After a powerful earthquake hit the Kanto region centering on Tokyo on September 1, 1923, xenophobic rumors were spread claiming that Koreans were poisoning wells, and as a result over 6,000 Koreans and 700 Chinese were killed by the Imperial Japanese military, police officers. and vigilantes. The annual memorial ceremony is held by the organizing committee to ensure that this tragic history will be remembered.

The ceremony participants renewed their determination to prevent a recurrence of such a tragedy. At the same time, they criticized Tokyo Governor Koike Yuriko for refusing to send a message of condolence to the ceremony since 2017, a year after she assumed office, by breaking predecessors’ tradition.

Japanese Communist Party Secretariat Head Koike Akira sent his message to the ceremony. In the message, he pointed out that the Tokyo governor has a responsibility to face up to and reflect on Tokyo’s bitter legacy. He noted that it is not too much to say that Governor Koike’s refusal to send a message has played a role in fueling hate speech movements.

Koike also said that the Tokyo Metropolitan government attempted to impose an unfair requirement on the ceremony organizing committee for the use of the metropolitan park for this year’s event and took the outrageous stance of putting the organizer in the same category with hate speech groups that hold a rally simultaneously nearby. Koike stressed that the Tokyo government gave up its attempt, but it should still be criticized for its attitude.
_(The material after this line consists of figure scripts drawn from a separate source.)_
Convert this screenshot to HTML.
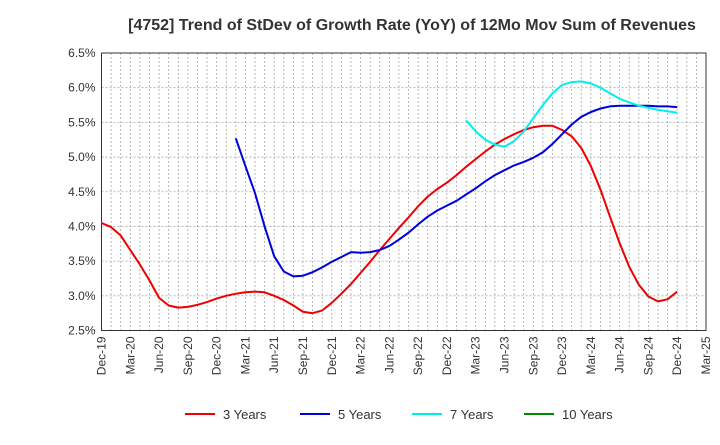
<!DOCTYPE html>
<html><head><meta charset="utf-8"><style>
body{margin:0;background:#fff;font-family:"Liberation Sans",sans-serif}
svg text{font-family:"Liberation Sans",sans-serif}
</style></head><body>
<svg id="chart" width="720" height="440" xmlns="http://www.w3.org/2000/svg">
<text x="412" y="30" text-anchor="middle" font-size="16" font-weight="bold" fill="#333">[4752]  Trend of StDev of Growth Rate (YoY) of 12Mo Mov Sum of Revenues</text>
<g id="grid"></g><g id="axes"></g><g id="series"></g><g id="legend"></g>
</svg>
<script>
const xLabels=["Dec-19","Mar-20","Jun-20","Sep-20","Dec-20","Mar-21","Jun-21","Sep-21","Dec-21","Mar-22","Jun-22","Sep-22","Dec-22","Mar-23","Jun-23","Sep-23","Dec-23","Mar-24","Jun-24","Sep-24","Dec-24","Mar-25"];
const yTicks=[2.5,3.0,3.5,4.0,4.5,5.0,5.5,6.0,6.5];
const s3Start=0;
const s3=[4.05,3.99,3.87,3.66,3.45,3.22,2.97,2.86,2.83,2.84,2.87,2.91,2.96,3.0,3.03,3.05,3.06,3.05,3.0,2.94,2.86,2.77,2.75,2.79,2.9,3.03,3.17,3.33,3.49,3.66,3.82,3.98,4.13,4.29,4.43,4.54,4.63,4.74,4.86,4.97,5.08,5.18,5.26,5.33,5.39,5.43,5.45,5.45,5.39,5.30,5.13,4.87,4.53,4.14,3.76,3.42,3.16,2.99,2.92,2.95,3.06];
const s5Start=14;
const s5=[5.27,4.87,4.48,4.0,3.57,3.35,3.28,3.29,3.34,3.41,3.49,3.56,3.63,3.62,3.63,3.66,3.72,3.81,3.91,4.03,4.14,4.23,4.30,4.37,4.46,4.55,4.65,4.74,4.81,4.88,4.93,4.99,5.07,5.19,5.33,5.47,5.58,5.65,5.70,5.73,5.74,5.74,5.74,5.74,5.73,5.73,5.72];
const s7Start=38;
const s7=[5.53,5.37,5.25,5.18,5.15,5.23,5.37,5.56,5.75,5.92,6.04,6.08,6.09,6.06,6.0,5.92,5.84,5.79,5.74,5.71,5.68,5.66,5.64];
const s10=[];
const L=101.5,R=706,T=53,B=330.5,NM=63;
const X=m=>L+(R-L)*m/NM;
const Y=v=>B-(B-T)*(v-2.5)/4;
const NS="http://www.w3.org/2000/svg";
function mk(p,t,a){const e=document.createElementNS(NS,t);for(const k in a)e.setAttribute(k,a[k]);p.appendChild(e);return e;}
const grid=document.getElementById('grid'),axes=document.getElementById('axes'),ser=document.getElementById('series'),leg=document.getElementById('legend');
for(let m=1;m<NM;m++){const l=mk(grid,'line',{x1:X(m),x2:X(m),y1:T,y2:B,stroke:'#aaa','stroke-width':0.8,'stroke-dasharray':'2,2'});

}
yTicks.forEach(v=>{const l=mk(grid,'line',{x1:L,x2:R,y1:Y(v),y2:Y(v),stroke:'#aaa','stroke-width':0.8,'stroke-dasharray':'2,2'});


const t=mk(axes,'text',{x:L-6,y:Y(v)+4,'text-anchor':'end','font-size':12,fill:'#333'});t.textContent=v.toFixed(1)+'%';

});
const fr=mk(axes,'rect',{x:L,y:T,width:R-L,height:B-T,fill:'none',stroke:'#333','stroke-width':1});


xLabels.forEach((s,i)=>{const x=X(i*3);const t=mk(axes,'text',{x:0,y:0,'text-anchor':'end','font-size':12,fill:'#333',transform:`translate(${x+4},${B+6}) rotate(-90)`});t.textContent=s;

});
function line(d,st,c,name){if(!d.length)return;const p=d.map((v,i)=>X(st+i).toFixed(1)+','+Y(v).toFixed(1)).join(' ');
const e=mk(ser,'polyline',{points:p,fill:'none',stroke:c,'stroke-width':2,'stroke-linejoin':'round'});

}
line(s3,s3Start,'#ee0000','series-3-years');
line(s5,s5Start,'#0000dd','series-5-years');
line(s7,s7Start,'#00eeee','series-7-years');
line(s10,0,'#008800','series-10-years');
[['3 Years','#ee0000',185],['5 Years','#0000dd',300],['7 Years','#00eeee',412],['10 Years','#008800',524]].forEach(([n,c,x])=>{
const g=mk(leg,'g',{});


mk(g,'line',{x1:x,x2:x+30,y1:414,y2:414,stroke:c,'stroke-width':2});
const t=mk(g,'text',{x:x+38,y:419,'font-size':13,fill:'#333'});t.textContent=n;});
</script>
</body></html>
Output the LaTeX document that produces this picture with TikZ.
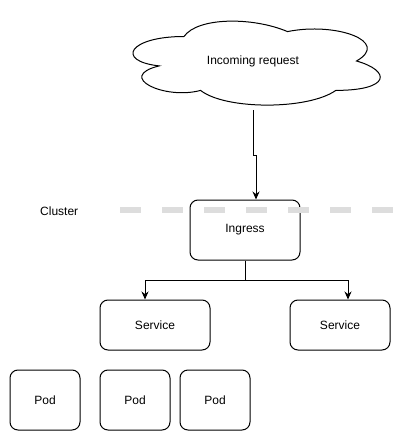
\documentclass[tikz,border=0pt]{standalone}
\usepackage{fontspec}
\setmainfont{Liberation Sans}
\usetikzlibrary{arrows.meta}
\definecolor{dashgray}{RGB}{221,221,221}
\begin{document}
\begin{tikzpicture}[x=1pt,y=-1pt,
  txt/.style={font=\fontsize{12}{14}\selectfont,inner sep=0pt},
  box/.style={txt,draw,line width=1pt,rounded corners=8pt,fill=white},
  arr/.style={line width=1pt,-{Stealth[length=8pt,width=7pt]}},
  clusterline/.style={dashgray,line width=6pt,dash pattern=on 21pt off 21pt}]
\useasboundingbox (0,0) rectangle (415,441);
% cloud outline
\begin{scope}[shift={(115,12)},x=276pt,y=-98pt]
\draw[line width=1pt,fill=white]
  (0.25,0.25) .. controls (0.05,0.25) and (0,0.5) .. (0.16,0.55)
  .. controls (0,0.66) and (0.18,0.9) .. (0.31,0.8)
  .. controls (0.4,1) and (0.7,1) .. (0.8,0.8)
  .. controls (1,0.8) and (1,0.6) .. (0.875,0.5)
  .. controls (1,0.3) and (0.8,0.1) .. (0.625,0.2)
  .. controls (0.5,0.05) and (0.3,0.05) .. (0.25,0.25) -- cycle;
\end{scope}
\node[txt,minimum width=276pt,minimum height=98pt] (cloud) at (253,61) {Incoming request};
% boxes
\node[box,minimum width=110pt,minimum height=60pt] (ingress) at (245,230) {Ingress};
\node[box,minimum width=110pt,minimum height=50pt] (svc1) at (155,325) {Service};
\node[box,minimum width=100pt,minimum height=50pt] (svc2) at (340,325) {Service};
\node[box,minimum width=70pt,minimum height=60pt] (pod1) at (45,400) {Pod};
\node[box,minimum width=70pt,minimum height=60pt] (pod2) at (135,400) {Pod};
\node[box,minimum width=70pt,minimum height=60pt] (pod3) at (215,400) {Pod};
% cluster boundary
\node[txt,anchor=west] (cluster) at (40,211) {Cluster};
\coordinate (cl) at (120,210);
\coordinate (cr) at (393,210);
\draw[clusterline] (cl) -- (cr);
% connectors
\draw[arr] (cloud.south) -- ++(0,45) -| ([xshift=3pt]ingress.north -| cloud.south);
\draw[arr] (ingress.south) -- ++(0,20) -| ([xshift=-10pt]svc1.north);
\draw[arr] (ingress.south) -- ++(0,20) -| ([xshift=8pt]svc2.north);
\end{tikzpicture}
\end{document}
Koike concluded his message by saying that the 1923 massacre of Koreans is not a thing of the past but that discrimination continues unabated and that he will do his utmost so that such hate crimes will not recur.

Past related articles:
> Tokyo gov’t approves use of metropolitan park for memorial service for Korean victims of 1923 massacre [August 5, 2020]
> Gov. Koike's stance on Japan's past colonial rule and racism draws criticism [June 30, 2020]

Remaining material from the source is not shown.